BEGIN PROVIDED ENTRIES

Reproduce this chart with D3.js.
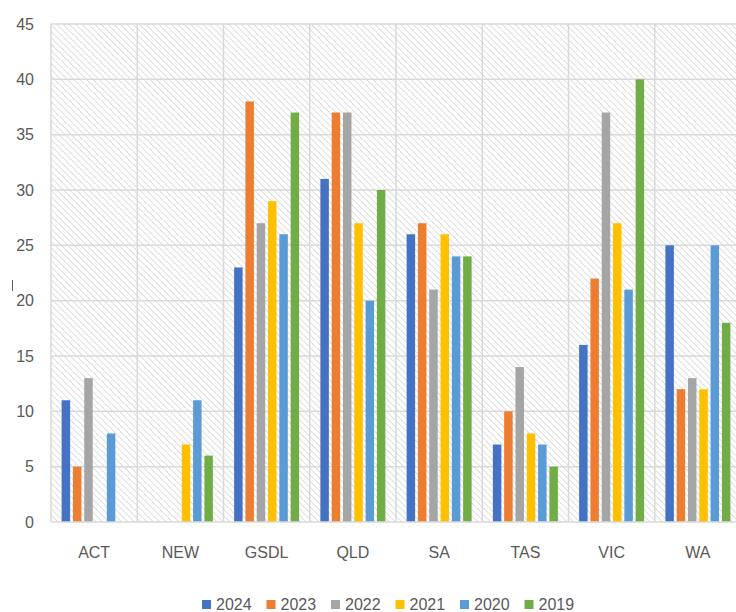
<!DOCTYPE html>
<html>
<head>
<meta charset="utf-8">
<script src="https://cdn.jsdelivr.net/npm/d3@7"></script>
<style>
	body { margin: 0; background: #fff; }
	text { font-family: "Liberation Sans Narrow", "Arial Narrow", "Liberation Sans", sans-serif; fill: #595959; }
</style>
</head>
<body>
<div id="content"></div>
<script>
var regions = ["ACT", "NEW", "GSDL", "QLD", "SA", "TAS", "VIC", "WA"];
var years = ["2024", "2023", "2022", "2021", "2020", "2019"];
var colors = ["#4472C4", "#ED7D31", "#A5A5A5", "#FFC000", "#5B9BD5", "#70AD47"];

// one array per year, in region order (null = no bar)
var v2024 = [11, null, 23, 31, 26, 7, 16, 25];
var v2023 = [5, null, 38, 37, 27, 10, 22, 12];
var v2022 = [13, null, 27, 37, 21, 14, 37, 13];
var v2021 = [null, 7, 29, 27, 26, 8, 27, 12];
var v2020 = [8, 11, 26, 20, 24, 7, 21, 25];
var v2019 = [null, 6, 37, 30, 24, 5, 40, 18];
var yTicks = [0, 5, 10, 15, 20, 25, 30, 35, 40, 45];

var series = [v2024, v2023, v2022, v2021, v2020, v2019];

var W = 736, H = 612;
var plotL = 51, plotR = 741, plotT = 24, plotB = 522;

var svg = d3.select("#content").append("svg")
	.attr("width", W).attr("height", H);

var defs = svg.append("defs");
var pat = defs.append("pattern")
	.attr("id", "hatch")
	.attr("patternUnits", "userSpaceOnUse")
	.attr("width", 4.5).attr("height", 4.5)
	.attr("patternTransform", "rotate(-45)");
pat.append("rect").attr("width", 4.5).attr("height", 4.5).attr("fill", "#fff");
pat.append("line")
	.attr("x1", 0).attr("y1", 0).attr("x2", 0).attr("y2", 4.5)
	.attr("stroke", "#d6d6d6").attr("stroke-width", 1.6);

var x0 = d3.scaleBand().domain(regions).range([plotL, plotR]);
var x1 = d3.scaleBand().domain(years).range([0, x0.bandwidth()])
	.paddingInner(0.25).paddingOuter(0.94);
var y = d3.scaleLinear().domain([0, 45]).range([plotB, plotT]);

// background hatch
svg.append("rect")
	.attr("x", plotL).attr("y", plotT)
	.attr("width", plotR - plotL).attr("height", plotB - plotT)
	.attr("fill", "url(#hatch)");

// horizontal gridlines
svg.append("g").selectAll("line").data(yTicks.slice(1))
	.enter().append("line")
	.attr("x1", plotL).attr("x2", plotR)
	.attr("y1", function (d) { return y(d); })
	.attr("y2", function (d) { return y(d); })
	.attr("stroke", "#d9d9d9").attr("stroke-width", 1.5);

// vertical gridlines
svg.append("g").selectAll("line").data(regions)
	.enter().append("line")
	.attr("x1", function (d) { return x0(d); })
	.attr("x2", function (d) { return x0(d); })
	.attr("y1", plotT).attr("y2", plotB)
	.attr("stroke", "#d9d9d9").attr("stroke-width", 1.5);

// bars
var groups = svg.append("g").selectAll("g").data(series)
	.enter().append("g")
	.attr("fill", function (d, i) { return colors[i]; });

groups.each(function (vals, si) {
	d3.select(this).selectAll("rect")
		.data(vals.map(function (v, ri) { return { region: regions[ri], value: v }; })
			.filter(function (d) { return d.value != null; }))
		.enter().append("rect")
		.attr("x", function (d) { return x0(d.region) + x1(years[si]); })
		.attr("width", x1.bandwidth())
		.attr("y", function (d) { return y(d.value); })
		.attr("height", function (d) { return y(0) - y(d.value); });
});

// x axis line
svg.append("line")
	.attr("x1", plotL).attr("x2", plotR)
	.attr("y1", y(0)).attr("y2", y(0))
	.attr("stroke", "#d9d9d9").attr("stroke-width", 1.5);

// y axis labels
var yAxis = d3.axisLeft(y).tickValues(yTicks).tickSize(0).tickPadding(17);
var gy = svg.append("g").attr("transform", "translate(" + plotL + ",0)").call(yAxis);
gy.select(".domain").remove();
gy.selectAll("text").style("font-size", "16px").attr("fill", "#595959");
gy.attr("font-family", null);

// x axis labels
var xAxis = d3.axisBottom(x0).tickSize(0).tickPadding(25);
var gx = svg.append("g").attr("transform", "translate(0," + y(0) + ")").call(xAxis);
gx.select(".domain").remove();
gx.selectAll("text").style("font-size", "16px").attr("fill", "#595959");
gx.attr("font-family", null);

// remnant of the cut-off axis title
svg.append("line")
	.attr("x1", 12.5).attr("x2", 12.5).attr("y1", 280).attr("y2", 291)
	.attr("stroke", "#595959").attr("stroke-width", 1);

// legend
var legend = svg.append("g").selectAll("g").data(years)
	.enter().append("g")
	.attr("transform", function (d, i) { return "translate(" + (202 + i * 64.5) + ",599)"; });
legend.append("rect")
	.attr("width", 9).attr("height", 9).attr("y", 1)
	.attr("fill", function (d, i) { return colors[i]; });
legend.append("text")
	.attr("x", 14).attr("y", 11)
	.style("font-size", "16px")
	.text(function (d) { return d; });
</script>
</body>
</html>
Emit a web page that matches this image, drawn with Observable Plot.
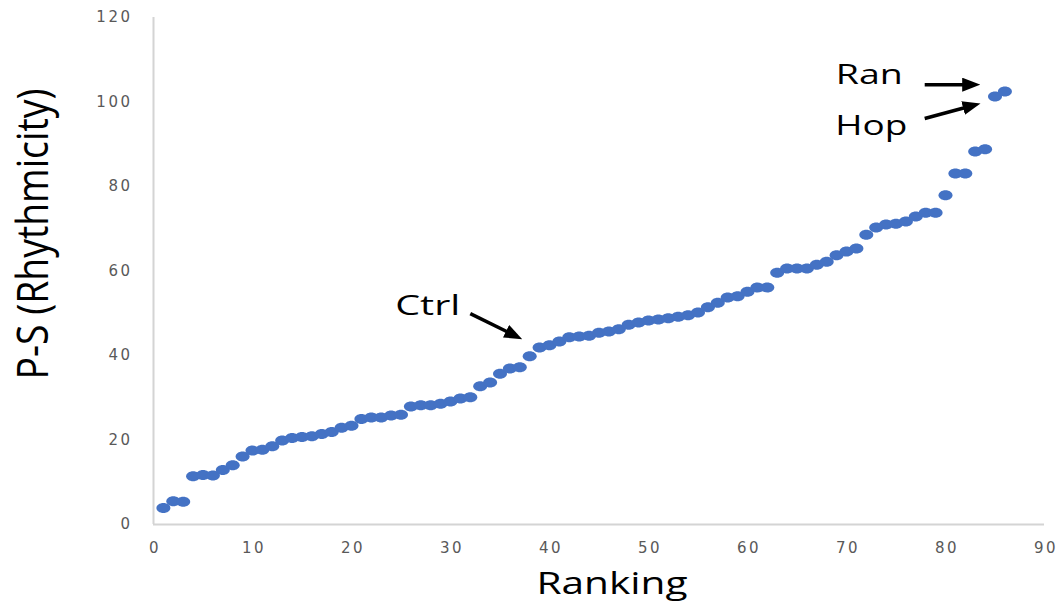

END PROVIDED ENTRIES

WHAT THIS TASK INVOLVES
Whenever "with" turns up in a line, pick that line out.

EXERCISE RESPONSE
Reproduce this chart with D3.js.
Emit a web page that matches this image, drawn with Observable Plot.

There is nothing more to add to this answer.